Goal: Retype all of the listing exactly, passing over any picture you find.

Collected data:
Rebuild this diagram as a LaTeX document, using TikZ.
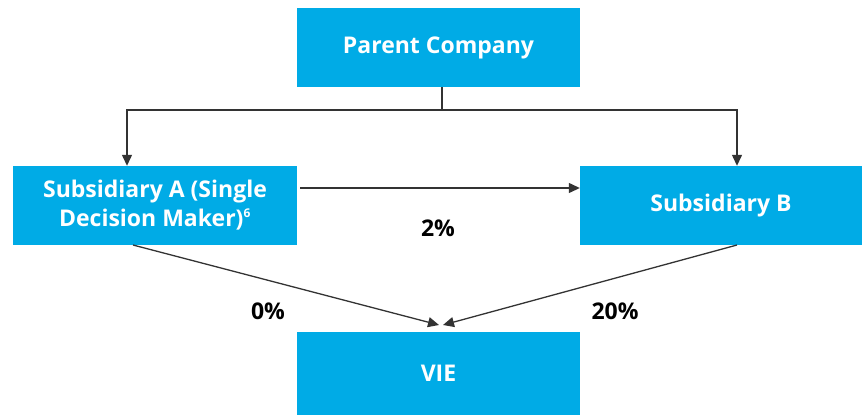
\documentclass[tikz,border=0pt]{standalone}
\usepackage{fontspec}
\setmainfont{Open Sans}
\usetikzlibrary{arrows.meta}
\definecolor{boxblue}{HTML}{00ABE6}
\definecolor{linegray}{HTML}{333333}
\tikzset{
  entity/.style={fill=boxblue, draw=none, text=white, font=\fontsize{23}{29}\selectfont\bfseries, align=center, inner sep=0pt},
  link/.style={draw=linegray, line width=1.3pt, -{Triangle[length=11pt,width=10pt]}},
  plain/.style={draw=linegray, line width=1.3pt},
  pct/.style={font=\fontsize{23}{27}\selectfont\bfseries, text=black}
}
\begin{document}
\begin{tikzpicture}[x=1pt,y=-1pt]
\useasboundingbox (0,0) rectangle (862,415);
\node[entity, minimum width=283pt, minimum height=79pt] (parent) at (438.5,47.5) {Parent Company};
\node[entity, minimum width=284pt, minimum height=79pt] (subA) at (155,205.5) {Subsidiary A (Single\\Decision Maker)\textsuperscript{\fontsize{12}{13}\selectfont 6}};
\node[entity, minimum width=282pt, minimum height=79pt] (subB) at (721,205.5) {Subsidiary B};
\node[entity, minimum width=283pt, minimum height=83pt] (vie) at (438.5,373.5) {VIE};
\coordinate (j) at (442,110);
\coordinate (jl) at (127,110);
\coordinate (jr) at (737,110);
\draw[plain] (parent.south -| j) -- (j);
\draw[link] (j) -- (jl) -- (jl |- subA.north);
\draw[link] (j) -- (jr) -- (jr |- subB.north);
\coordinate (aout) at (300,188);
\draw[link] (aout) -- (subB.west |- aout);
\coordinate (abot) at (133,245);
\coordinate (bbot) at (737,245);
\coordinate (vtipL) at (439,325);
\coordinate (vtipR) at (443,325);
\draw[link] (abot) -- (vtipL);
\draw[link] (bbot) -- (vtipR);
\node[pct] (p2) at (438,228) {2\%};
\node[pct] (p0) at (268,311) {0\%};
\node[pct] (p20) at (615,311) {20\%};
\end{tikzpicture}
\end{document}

Completed exercise:
Rebuild this diagram as a LaTeX document, using TikZ.
\documentclass[tikz,border=0pt]{standalone}
\usepackage{fontspec}
\setmainfont{Open Sans}
\usetikzlibrary{arrows.meta}
\definecolor{boxblue}{HTML}{00ABE6}
\definecolor{linegray}{HTML}{333333}
\tikzset{
  entity/.style={fill=boxblue, draw=none, text=white, font=\fontsize{23}{29}\selectfont\bfseries, align=center, inner sep=0pt},
  link/.style={draw=linegray, line width=1.3pt, -{Triangle[length=11pt,width=10pt]}},
  plain/.style={draw=linegray, line width=1.3pt},
  pct/.style={font=\fontsize{23}{27}\selectfont\bfseries, text=black}
}
\begin{document}
\begin{tikzpicture}[x=1pt,y=-1pt]
\useasboundingbox (0,0) rectangle (862,415);
\node[entity, minimum width=283pt, minimum height=79pt] (parent) at (438.5,47.5) {Parent Company};
\node[entity, minimum width=284pt, minimum height=79pt] (subA) at (155,205.5) {Subsidiary A (Single\\Decision Maker)\textsuperscript{\fontsize{12}{13}\selectfont 6}};
\node[entity, minimum width=282pt, minimum height=79pt] (subB) at (721,205.5) {Subsidiary B};
\node[entity, minimum width=283pt, minimum height=83pt] (vie) at (438.5,373.5) {VIE};
\coordinate (j) at (442,110);
\coordinate (jl) at (127,110);
\coordinate (jr) at (737,110);
\draw[plain] (parent.south -| j) -- (j);
\draw[link] (j) -- (jl) -- (jl |- subA.north);
\draw[link] (j) -- (jr) -- (jr |- subB.north);
\coordinate (aout) at (300,188);
\draw[link] (aout) -- (subB.west |- aout);
\coordinate (abot) at (133,245);
\coordinate (bbot) at (737,245);
\coordinate (vtipL) at (439,325);
\coordinate (vtipR) at (443,325);
\draw[link] (abot) -- (vtipL);
\draw[link] (bbot) -- (vtipR);
\node[pct] (p2) at (438,228) {2\%};
\node[pct] (p0) at (268,311) {0\%};
\node[pct] (p20) at (615,311) {20\%};
\end{tikzpicture}
\end{document}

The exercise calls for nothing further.